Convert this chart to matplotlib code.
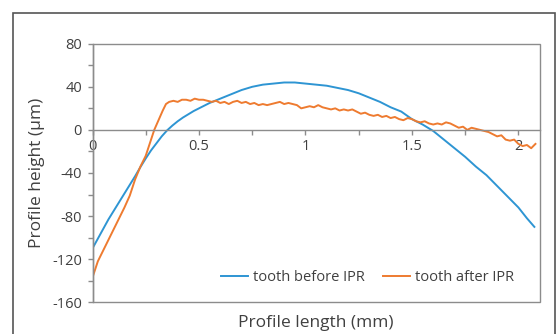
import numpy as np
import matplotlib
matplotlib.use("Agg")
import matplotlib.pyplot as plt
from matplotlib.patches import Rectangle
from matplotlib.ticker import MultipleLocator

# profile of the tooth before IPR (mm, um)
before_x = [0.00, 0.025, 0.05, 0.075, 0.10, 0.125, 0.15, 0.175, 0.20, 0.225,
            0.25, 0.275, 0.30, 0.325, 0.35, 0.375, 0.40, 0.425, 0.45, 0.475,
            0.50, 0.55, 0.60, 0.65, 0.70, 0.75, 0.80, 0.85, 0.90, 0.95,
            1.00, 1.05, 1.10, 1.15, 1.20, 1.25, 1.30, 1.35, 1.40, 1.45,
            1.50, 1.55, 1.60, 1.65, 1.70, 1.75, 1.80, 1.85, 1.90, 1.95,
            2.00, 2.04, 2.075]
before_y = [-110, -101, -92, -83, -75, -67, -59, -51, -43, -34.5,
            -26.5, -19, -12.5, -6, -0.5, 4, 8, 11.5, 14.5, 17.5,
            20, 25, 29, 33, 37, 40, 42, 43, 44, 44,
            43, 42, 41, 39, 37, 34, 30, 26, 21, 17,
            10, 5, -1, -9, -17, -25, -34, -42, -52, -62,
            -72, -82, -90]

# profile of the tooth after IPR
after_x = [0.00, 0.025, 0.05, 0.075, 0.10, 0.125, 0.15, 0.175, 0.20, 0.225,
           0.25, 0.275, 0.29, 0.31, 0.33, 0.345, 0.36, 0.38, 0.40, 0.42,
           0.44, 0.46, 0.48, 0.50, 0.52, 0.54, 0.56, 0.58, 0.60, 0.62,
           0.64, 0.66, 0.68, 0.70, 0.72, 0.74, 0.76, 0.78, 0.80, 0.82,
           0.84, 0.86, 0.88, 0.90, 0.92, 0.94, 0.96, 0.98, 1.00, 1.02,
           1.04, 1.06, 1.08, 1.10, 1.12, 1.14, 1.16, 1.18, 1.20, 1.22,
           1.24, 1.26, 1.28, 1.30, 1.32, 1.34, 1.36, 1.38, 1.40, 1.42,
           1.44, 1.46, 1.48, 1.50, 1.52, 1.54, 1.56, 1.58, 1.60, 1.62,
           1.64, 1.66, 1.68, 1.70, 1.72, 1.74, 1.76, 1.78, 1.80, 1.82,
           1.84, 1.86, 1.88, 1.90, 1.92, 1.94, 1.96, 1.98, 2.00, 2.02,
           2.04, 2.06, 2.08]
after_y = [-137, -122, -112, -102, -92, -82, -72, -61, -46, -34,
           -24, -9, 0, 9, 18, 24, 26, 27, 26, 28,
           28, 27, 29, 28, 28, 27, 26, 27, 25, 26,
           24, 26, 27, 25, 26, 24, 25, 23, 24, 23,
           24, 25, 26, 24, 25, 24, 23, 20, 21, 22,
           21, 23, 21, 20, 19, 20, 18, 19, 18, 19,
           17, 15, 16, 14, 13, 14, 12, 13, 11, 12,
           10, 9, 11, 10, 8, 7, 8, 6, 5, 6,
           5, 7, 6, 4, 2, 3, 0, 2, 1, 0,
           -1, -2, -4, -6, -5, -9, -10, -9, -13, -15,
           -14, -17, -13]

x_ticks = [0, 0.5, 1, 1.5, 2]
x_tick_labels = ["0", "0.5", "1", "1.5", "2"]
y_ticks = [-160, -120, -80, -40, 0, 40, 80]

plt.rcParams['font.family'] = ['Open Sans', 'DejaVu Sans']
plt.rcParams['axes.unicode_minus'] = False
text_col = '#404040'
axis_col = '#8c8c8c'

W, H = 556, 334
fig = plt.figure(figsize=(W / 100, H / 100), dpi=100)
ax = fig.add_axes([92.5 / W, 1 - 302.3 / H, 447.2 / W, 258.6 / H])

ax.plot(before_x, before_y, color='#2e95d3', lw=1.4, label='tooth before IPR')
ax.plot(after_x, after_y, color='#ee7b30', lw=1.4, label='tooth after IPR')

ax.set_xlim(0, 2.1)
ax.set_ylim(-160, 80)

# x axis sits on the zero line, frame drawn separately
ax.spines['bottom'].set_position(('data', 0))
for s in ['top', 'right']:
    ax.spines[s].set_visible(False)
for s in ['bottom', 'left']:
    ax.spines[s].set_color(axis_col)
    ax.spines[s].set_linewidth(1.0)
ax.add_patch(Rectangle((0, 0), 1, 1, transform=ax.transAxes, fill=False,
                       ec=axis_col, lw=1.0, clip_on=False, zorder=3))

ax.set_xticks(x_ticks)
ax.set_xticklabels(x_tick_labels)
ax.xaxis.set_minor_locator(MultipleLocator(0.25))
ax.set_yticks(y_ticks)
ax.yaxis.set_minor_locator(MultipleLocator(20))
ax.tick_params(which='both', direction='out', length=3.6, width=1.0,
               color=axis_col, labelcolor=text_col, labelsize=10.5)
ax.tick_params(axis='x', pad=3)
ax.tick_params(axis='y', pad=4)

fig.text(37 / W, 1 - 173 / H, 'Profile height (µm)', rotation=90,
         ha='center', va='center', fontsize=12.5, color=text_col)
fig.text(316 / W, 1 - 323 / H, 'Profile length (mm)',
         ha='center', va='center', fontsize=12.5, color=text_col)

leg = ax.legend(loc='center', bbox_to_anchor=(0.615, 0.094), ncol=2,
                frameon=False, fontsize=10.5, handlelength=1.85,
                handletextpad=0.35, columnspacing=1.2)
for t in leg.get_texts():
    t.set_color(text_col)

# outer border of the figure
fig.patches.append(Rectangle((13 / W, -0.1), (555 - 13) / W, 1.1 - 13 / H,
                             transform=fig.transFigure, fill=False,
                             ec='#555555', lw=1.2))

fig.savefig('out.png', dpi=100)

Problem details – Gather all lines with the string "matplotlib" from the data.

Output below –
Convert this chart to matplotlib code.
import matplotlib
matplotlib.use("Agg")
import matplotlib.pyplot as plt
from matplotlib.patches import Rectangle
from matplotlib.ticker import MultipleLocator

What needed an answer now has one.